Collection entries
%%

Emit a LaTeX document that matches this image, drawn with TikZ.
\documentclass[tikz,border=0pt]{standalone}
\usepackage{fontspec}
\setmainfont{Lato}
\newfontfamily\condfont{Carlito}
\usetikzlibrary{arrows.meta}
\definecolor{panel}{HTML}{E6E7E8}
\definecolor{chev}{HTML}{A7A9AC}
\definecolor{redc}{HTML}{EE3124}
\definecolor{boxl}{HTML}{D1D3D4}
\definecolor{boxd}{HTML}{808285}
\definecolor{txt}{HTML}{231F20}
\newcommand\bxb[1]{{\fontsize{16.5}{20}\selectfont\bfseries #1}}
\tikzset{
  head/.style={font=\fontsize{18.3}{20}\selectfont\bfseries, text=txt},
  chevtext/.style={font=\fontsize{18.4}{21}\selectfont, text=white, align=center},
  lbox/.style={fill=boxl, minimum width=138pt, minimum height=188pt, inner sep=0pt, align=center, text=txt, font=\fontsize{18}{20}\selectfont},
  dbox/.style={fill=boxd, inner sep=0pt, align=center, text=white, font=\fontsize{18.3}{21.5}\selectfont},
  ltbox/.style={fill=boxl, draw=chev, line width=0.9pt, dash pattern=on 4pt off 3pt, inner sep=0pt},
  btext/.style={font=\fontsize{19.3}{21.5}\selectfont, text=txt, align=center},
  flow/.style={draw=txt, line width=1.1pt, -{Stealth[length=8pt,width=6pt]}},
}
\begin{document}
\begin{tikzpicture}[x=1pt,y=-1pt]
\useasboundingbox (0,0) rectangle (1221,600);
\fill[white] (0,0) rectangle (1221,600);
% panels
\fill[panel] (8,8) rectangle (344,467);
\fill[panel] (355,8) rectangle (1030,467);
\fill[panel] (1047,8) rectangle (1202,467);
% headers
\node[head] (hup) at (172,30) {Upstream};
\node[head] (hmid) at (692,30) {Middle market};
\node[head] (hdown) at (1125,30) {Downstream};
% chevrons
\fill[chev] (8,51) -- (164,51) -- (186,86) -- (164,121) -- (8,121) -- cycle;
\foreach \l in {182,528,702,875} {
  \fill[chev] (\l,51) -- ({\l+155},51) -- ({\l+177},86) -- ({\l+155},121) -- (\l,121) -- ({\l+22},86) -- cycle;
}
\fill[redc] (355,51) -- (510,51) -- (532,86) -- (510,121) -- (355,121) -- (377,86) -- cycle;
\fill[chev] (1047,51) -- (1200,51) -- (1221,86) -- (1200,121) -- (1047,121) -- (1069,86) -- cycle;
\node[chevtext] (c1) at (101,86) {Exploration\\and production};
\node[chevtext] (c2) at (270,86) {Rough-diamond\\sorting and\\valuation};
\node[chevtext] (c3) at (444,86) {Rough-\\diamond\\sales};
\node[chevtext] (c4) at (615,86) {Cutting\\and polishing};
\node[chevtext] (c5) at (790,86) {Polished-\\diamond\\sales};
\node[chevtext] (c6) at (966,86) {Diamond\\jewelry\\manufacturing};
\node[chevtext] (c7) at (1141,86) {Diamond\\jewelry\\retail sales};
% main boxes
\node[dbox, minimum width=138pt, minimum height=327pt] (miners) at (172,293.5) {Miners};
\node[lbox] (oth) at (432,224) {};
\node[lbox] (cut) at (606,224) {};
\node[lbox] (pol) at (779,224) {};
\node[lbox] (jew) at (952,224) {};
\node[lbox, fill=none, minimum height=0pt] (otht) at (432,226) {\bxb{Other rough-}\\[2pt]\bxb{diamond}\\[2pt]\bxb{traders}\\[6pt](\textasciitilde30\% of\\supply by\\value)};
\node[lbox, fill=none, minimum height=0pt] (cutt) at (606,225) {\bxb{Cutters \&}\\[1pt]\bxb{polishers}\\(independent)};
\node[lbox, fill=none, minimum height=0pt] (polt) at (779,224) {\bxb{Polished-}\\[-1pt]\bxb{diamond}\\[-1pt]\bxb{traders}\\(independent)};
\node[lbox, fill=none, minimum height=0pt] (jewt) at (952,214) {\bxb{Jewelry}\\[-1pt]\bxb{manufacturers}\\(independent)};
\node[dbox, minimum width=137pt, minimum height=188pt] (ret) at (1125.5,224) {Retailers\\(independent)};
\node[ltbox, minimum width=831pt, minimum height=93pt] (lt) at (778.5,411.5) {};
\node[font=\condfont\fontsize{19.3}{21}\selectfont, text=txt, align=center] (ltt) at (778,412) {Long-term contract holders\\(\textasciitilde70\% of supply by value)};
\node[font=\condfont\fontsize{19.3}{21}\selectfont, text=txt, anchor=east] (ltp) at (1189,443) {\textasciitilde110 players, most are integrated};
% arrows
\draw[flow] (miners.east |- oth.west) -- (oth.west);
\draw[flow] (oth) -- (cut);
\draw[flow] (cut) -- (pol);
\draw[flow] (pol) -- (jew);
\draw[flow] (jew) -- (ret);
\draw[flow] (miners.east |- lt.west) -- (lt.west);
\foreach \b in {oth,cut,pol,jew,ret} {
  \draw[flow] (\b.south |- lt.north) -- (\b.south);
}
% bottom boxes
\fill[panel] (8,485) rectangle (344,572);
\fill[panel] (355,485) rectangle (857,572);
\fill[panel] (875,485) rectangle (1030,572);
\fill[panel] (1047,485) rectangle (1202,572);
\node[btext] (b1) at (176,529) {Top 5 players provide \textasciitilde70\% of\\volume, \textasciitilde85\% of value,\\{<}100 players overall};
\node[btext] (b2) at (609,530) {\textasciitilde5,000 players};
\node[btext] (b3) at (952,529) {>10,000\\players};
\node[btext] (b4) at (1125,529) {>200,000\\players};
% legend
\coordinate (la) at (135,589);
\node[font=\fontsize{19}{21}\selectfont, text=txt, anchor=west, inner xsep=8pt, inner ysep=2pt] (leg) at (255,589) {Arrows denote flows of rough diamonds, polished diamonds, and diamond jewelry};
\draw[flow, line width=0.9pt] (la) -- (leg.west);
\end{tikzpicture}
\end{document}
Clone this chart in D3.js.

%%

Exact output of every entry is required.

Emit a LaTeX document that matches this image, drawn with TikZ.
\documentclass[tikz,border=0pt]{standalone}
\usepackage{fontspec}
\setmainfont{Lato}
\newfontfamily\condfont{Carlito}
\usetikzlibrary{arrows.meta}
\definecolor{panel}{HTML}{E6E7E8}
\definecolor{chev}{HTML}{A7A9AC}
\definecolor{redc}{HTML}{EE3124}
\definecolor{boxl}{HTML}{D1D3D4}
\definecolor{boxd}{HTML}{808285}
\definecolor{txt}{HTML}{231F20}
\newcommand\bxb[1]{{\fontsize{16.5}{20}\selectfont\bfseries #1}}
\tikzset{
  head/.style={font=\fontsize{18.3}{20}\selectfont\bfseries, text=txt},
  chevtext/.style={font=\fontsize{18.4}{21}\selectfont, text=white, align=center},
  lbox/.style={fill=boxl, minimum width=138pt, minimum height=188pt, inner sep=0pt, align=center, text=txt, font=\fontsize{18}{20}\selectfont},
  dbox/.style={fill=boxd, inner sep=0pt, align=center, text=white, font=\fontsize{18.3}{21.5}\selectfont},
  ltbox/.style={fill=boxl, draw=chev, line width=0.9pt, dash pattern=on 4pt off 3pt, inner sep=0pt},
  btext/.style={font=\fontsize{19.3}{21.5}\selectfont, text=txt, align=center},
  flow/.style={draw=txt, line width=1.1pt, -{Stealth[length=8pt,width=6pt]}},
}
\begin{document}
\begin{tikzpicture}[x=1pt,y=-1pt]
\useasboundingbox (0,0) rectangle (1221,600);
\fill[white] (0,0) rectangle (1221,600);
% panels
\fill[panel] (8,8) rectangle (344,467);
\fill[panel] (355,8) rectangle (1030,467);
\fill[panel] (1047,8) rectangle (1202,467);
% headers
\node[head] (hup) at (172,30) {Upstream};
\node[head] (hmid) at (692,30) {Middle market};
\node[head] (hdown) at (1125,30) {Downstream};
% chevrons
\fill[chev] (8,51) -- (164,51) -- (186,86) -- (164,121) -- (8,121) -- cycle;
\foreach \l in {182,528,702,875} {
  \fill[chev] (\l,51) -- ({\l+155},51) -- ({\l+177},86) -- ({\l+155},121) -- (\l,121) -- ({\l+22},86) -- cycle;
}
\fill[redc] (355,51) -- (510,51) -- (532,86) -- (510,121) -- (355,121) -- (377,86) -- cycle;
\fill[chev] (1047,51) -- (1200,51) -- (1221,86) -- (1200,121) -- (1047,121) -- (1069,86) -- cycle;
\node[chevtext] (c1) at (101,86) {Exploration\\and production};
\node[chevtext] (c2) at (270,86) {Rough-diamond\\sorting and\\valuation};
\node[chevtext] (c3) at (444,86) {Rough-\\diamond\\sales};
\node[chevtext] (c4) at (615,86) {Cutting\\and polishing};
\node[chevtext] (c5) at (790,86) {Polished-\\diamond\\sales};
\node[chevtext] (c6) at (966,86) {Diamond\\jewelry\\manufacturing};
\node[chevtext] (c7) at (1141,86) {Diamond\\jewelry\\retail sales};
% main boxes
\node[dbox, minimum width=138pt, minimum height=327pt] (miners) at (172,293.5) {Miners};
\node[lbox] (oth) at (432,224) {};
\node[lbox] (cut) at (606,224) {};
\node[lbox] (pol) at (779,224) {};
\node[lbox] (jew) at (952,224) {};
\node[lbox, fill=none, minimum height=0pt] (otht) at (432,226) {\bxb{Other rough-}\\[2pt]\bxb{diamond}\\[2pt]\bxb{traders}\\[6pt](\textasciitilde30\% of\\supply by\\value)};
\node[lbox, fill=none, minimum height=0pt] (cutt) at (606,225) {\bxb{Cutters \&}\\[1pt]\bxb{polishers}\\(independent)};
\node[lbox, fill=none, minimum height=0pt] (polt) at (779,224) {\bxb{Polished-}\\[-1pt]\bxb{diamond}\\[-1pt]\bxb{traders}\\(independent)};
\node[lbox, fill=none, minimum height=0pt] (jewt) at (952,214) {\bxb{Jewelry}\\[-1pt]\bxb{manufacturers}\\(independent)};
\node[dbox, minimum width=137pt, minimum height=188pt] (ret) at (1125.5,224) {Retailers\\(independent)};
\node[ltbox, minimum width=831pt, minimum height=93pt] (lt) at (778.5,411.5) {};
\node[font=\condfont\fontsize{19.3}{21}\selectfont, text=txt, align=center] (ltt) at (778,412) {Long-term contract holders\\(\textasciitilde70\% of supply by value)};
\node[font=\condfont\fontsize{19.3}{21}\selectfont, text=txt, anchor=east] (ltp) at (1189,443) {\textasciitilde110 players, most are integrated};
% arrows
\draw[flow] (miners.east |- oth.west) -- (oth.west);
\draw[flow] (oth) -- (cut);
\draw[flow] (cut) -- (pol);
\draw[flow] (pol) -- (jew);
\draw[flow] (jew) -- (ret);
\draw[flow] (miners.east |- lt.west) -- (lt.west);
\foreach \b in {oth,cut,pol,jew,ret} {
  \draw[flow] (\b.south |- lt.north) -- (\b.south);
}
% bottom boxes
\fill[panel] (8,485) rectangle (344,572);
\fill[panel] (355,485) rectangle (857,572);
\fill[panel] (875,485) rectangle (1030,572);
\fill[panel] (1047,485) rectangle (1202,572);
\node[btext] (b1) at (176,529) {Top 5 players provide \textasciitilde70\% of\\volume, \textasciitilde85\% of value,\\{<}100 players overall};
\node[btext] (b2) at (609,530) {\textasciitilde5,000 players};
\node[btext] (b3) at (952,529) {>10,000\\players};
\node[btext] (b4) at (1125,529) {>200,000\\players};
% legend
\coordinate (la) at (135,589);
\node[font=\fontsize{19}{21}\selectfont, text=txt, anchor=west, inner xsep=8pt, inner ysep=2pt] (leg) at (255,589) {Arrows denote flows of rough diamonds, polished diamonds, and diamond jewelry};
\draw[flow, line width=0.9pt] (la) -- (leg.west);
\end{tikzpicture}
\end{document}
Clone this chart in D3.js.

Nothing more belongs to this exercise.